WE CONGRATULATE Nicholas Paul on making history by bringing home a silver medal in cycling’s World Championship on Friday, becoming the first Trinidadian to stand on a podium there in decades.
Not only did the cyclist win a medal in the men’s 1km time trial, he also reached the keirin final – where he narrowly missed out on bronze – as well as the sprint quarterfinals.
Mr Paul, 23, has been consistently turning in stellar performances in his budding career and is the world-record holder in the sprint. These recent competition placements underline his status as being among world cycling’s top talents.
While last week’s medal was a proud moment for the nation, Mr Paul’s performance is also a reminder of this country’s vast potential and, by implication, the relatively poor job that has been done when it comes to nurturing and supporting talent.
Mr Paul’s medal ended two droughts.
The first related to our disappointing performance at the Olympics earlier this year; the second relates to our performances in cycling over the years.
It’s already been well-publicised that the last world championship medal this country won was in 1991, when Gene Samuel won bronze in the same time trial in Stuttgart, Germany. That was 30 years ago. Why did it take so long? It is worth considering Mr Samuel’s take.
“We are blessed in the Caribbean with natural talent,” he said. “We just don’t have the support from the Government.” Such an assessment is likely to provoke the usual reactions.
Government officials will issue a flurry of media releases pointing out the support the State gives to sportsmen and sportswomen generally, in the form of occasional grants and programmes.
It will also be observed that major infrastructure has been constructed, at considerable expense, for cyclists, including the National Cycling Velodrome.
But others will question the thoroughness of the State’s commitment to the cause.
For example, Mr Paul is currently based at the International Cycling Union World Cycling Centre in Switzerland.
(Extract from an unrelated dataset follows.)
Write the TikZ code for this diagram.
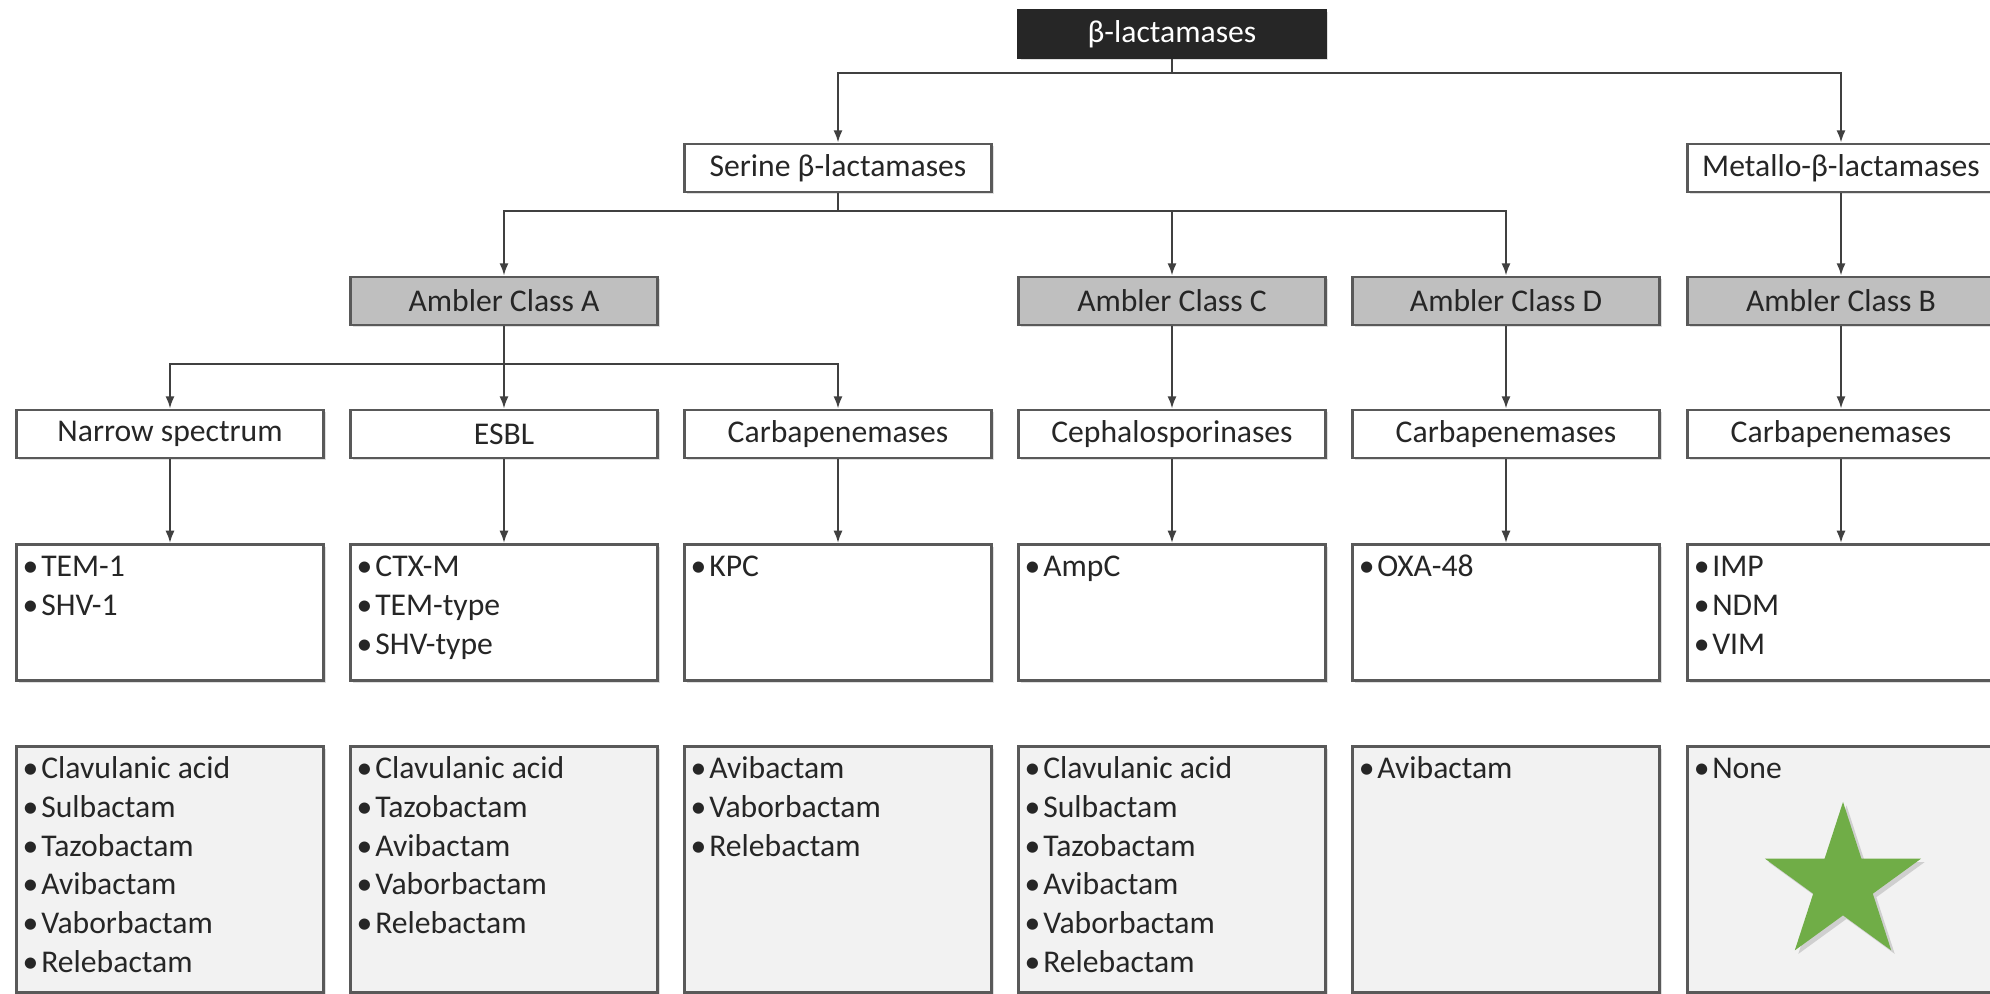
\documentclass[tikz,border=0pt]{standalone}
\usepackage{fontspec}
\setmainfont{Carlito}
\usetikzlibrary{arrows.meta,shapes.geometric,shadows}

\definecolor{boxline}{HTML}{595959}
\definecolor{classfill}{HTML}{BFBFBF}
\definecolor{inhibfill}{HTML}{F2F2F2}
\definecolor{topfill}{HTML}{262626}
\definecolor{linkcol}{HTML}{404040}
\definecolor{stargreen}{HTML}{70AD47}

\newcommand{\itm}{\strut\textbullet\hspace{0.8pt}}

\tikzset{
  box/.style={draw=boxline, line width=0.8pt, minimum width=3.07cm, minimum height=0.48cm,
    inner sep=0pt, text=black!85,
    drop shadow={shadow xshift=0.6pt, shadow yshift=-0.6pt, opacity=0.25}},
  topbox/.style={box, fill=topfill, draw=topfill, text=white},
  groupbox/.style={box, fill=white},
  classbox/.style={box, fill=classfill},
  enzbox/.style={box, fill=white, anchor=north, minimum height=1.36cm},
  inhbox/.style={box, fill=inhibfill, anchor=north, minimum height=2.46cm},
  items/.style={anchor=north west, align=left, inner sep=0pt, xshift=2pt, yshift=-1.7pt, text=black!85},
  link/.style={->, draw=linkcol, line width=0.6pt},
}

\begin{document}
\begin{tikzpicture}[x=0.01cm, y=-0.01cm, >={Latex[length=3.5pt,width=2.6pt]}, font=\fontsize{9}{11}\selectfont]
  \useasboundingbox (0,0) rectangle (1990,993);
  \clip (0,0) rectangle (1990,993);
  \fill[white] (0,0) rectangle (1990,993);
  % top
  \node[topbox] (bla) at (1172,34) {β-lactamases};
  % serine / metallo
  \node[groupbox] (ser) at (838,168) {Serine β-lactamases};
  \node[groupbox] (met) at (1841,168) {Metallo-β-lactamases};
  % Ambler classes
  \node[classbox] (clA) at (504,301) {Ambler Class A};
  \node[classbox] (clC) at (1172,301) {Ambler Class C};
  \node[classbox] (clD) at (1506,301) {Ambler Class D};
  \node[classbox] (clB) at (1841,301) {Ambler Class B};
  % subgroups
  \node[groupbox] (nar) at (170,434) {Narrow spectrum};
  \node[groupbox] (esbl) at (504,434) {ESBL};
  \node[groupbox] (carA) at (838,434) {Carbapenemases};
  \node[groupbox] (ceph) at (1172,434) {Cephalosporinases};
  \node[groupbox] (carD) at (1506,434) {Carbapenemases};
  \node[groupbox] (carB) at (1841,434) {Carbapenemases};
  % enzymes
  \node[enzbox] (enzNar) at (170,543) {};
  \node[items] (lstNar) at (enzNar.north west) {\itm TEM-1\\\itm SHV-1};
  \node[enzbox] (enzEsbl) at (504,543) {};
  \node[items] (lstEsbl) at (enzEsbl.north west) {\itm CTX-M\\\itm TEM-type\\\itm SHV-type};
  \node[enzbox] (enzCarA) at (838,543) {};
  \node[items] (lstCarA) at (enzCarA.north west) {\itm KPC};
  \node[enzbox] (enzCeph) at (1172,543) {};
  \node[items] (lstCeph) at (enzCeph.north west) {\itm AmpC};
  \node[enzbox] (enzCarD) at (1506,543) {};
  \node[items] (lstCarD) at (enzCarD.north west) {\itm OXA-48};
  \node[enzbox] (enzCarB) at (1841,543) {};
  \node[items] (lstCarB) at (enzCarB.north west) {\itm IMP\\\itm NDM\\\itm VIM};
  % inhibitors
  \node[inhbox] (inhNar) at (170,745) {};
  \node[items] (ihNar) at (inhNar.north west) {\itm Clavulanic acid\\\itm Sulbactam\\\itm Tazobactam\\\itm Avibactam\\\itm Vaborbactam\\\itm Relebactam};
  \node[inhbox] (inhEsbl) at (504,745) {};
  \node[items] (ihEsbl) at (inhEsbl.north west) {\itm Clavulanic acid\\\itm Tazobactam\\\itm Avibactam\\\itm Vaborbactam\\\itm Relebactam};
  \node[inhbox] (inhCarA) at (838,745) {};
  \node[items] (ihCarA) at (inhCarA.north west) {\itm Avibactam\\\itm Vaborbactam\\\itm Relebactam};
  \node[inhbox] (inhCeph) at (1172,745) {};
  \node[items] (ihCeph) at (inhCeph.north west) {\itm Clavulanic acid\\\itm Sulbactam\\\itm Tazobactam\\\itm Avibactam\\\itm Vaborbactam\\\itm Relebactam};
  \node[inhbox] (inhCarD) at (1506,745) {};
  \node[items] (ihCarD) at (inhCarD.north west) {\itm Avibactam};
  \node[inhbox] (inhCarB) at (1841,745) {};
  \node[items] (ihCarB) at (inhCarB.north west) {\itm None};
  % star
  \node[star, star points=5, star point ratio=2.618, fill=stargreen, minimum size=1.64cm, inner sep=0pt,
    drop shadow={shadow xshift=1pt, shadow yshift=-1pt, opacity=0.3}] (best) at (1843,884) {};
  % links
  \draw[link] (bla.south) -- ++(0,14) -| (ser.north);
  \draw[link] (bla.south) -- ++(0,14) -| (met.north);
  \draw[link] (ser.south) -- ++(0,18) -| (clA.north);
  \draw[link] (ser.south) -- ++(0,18) -| (clC.north);
  \draw[link] (ser.south) -- ++(0,18) -| (clD.north);
  \draw[link] (met) -- (clB);
  \draw[link] (clA.south) -- ++(0,38) -| (nar.north);
  \draw[link] (clA) -- (esbl);
  \draw[link] (clA.south) -- ++(0,38) -| (carA.north);
  \draw[link] (clC) -- (ceph);
  \draw[link] (clD) -- (carD);
  \draw[link] (clB) -- (carB);
  \draw[link] (nar) -- (enzNar);
  \draw[link] (esbl) -- (enzEsbl);
  \draw[link] (carA) -- (enzCarA);
  \draw[link] (ceph) -- (enzCeph);
  \draw[link] (carD) -- (enzCarD);
  \draw[link] (carB) -- (enzCarB);
\end{tikzpicture}
\end{document}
He has been guided by a foreign coach who was not even included in TT’s Olympic delegation earlier this year (numbers were limited owing to covid19 restrictions, officials said, but the coach made his own way to Tokyo, nonetheless, to support his charge).
It could also be argued that neglect is nothing new. After all, before Mr Samuel got his medal in 1991, there was also a long drought. The previous medal had been won in 1967.
What is clear is that the greatest athletes make what they do appear effortless, when it is anything but.
At a time when so many are quick to claim credit, it is worth considering how better the State and the private sector can help cyclists like Mr Paul achieve their goals.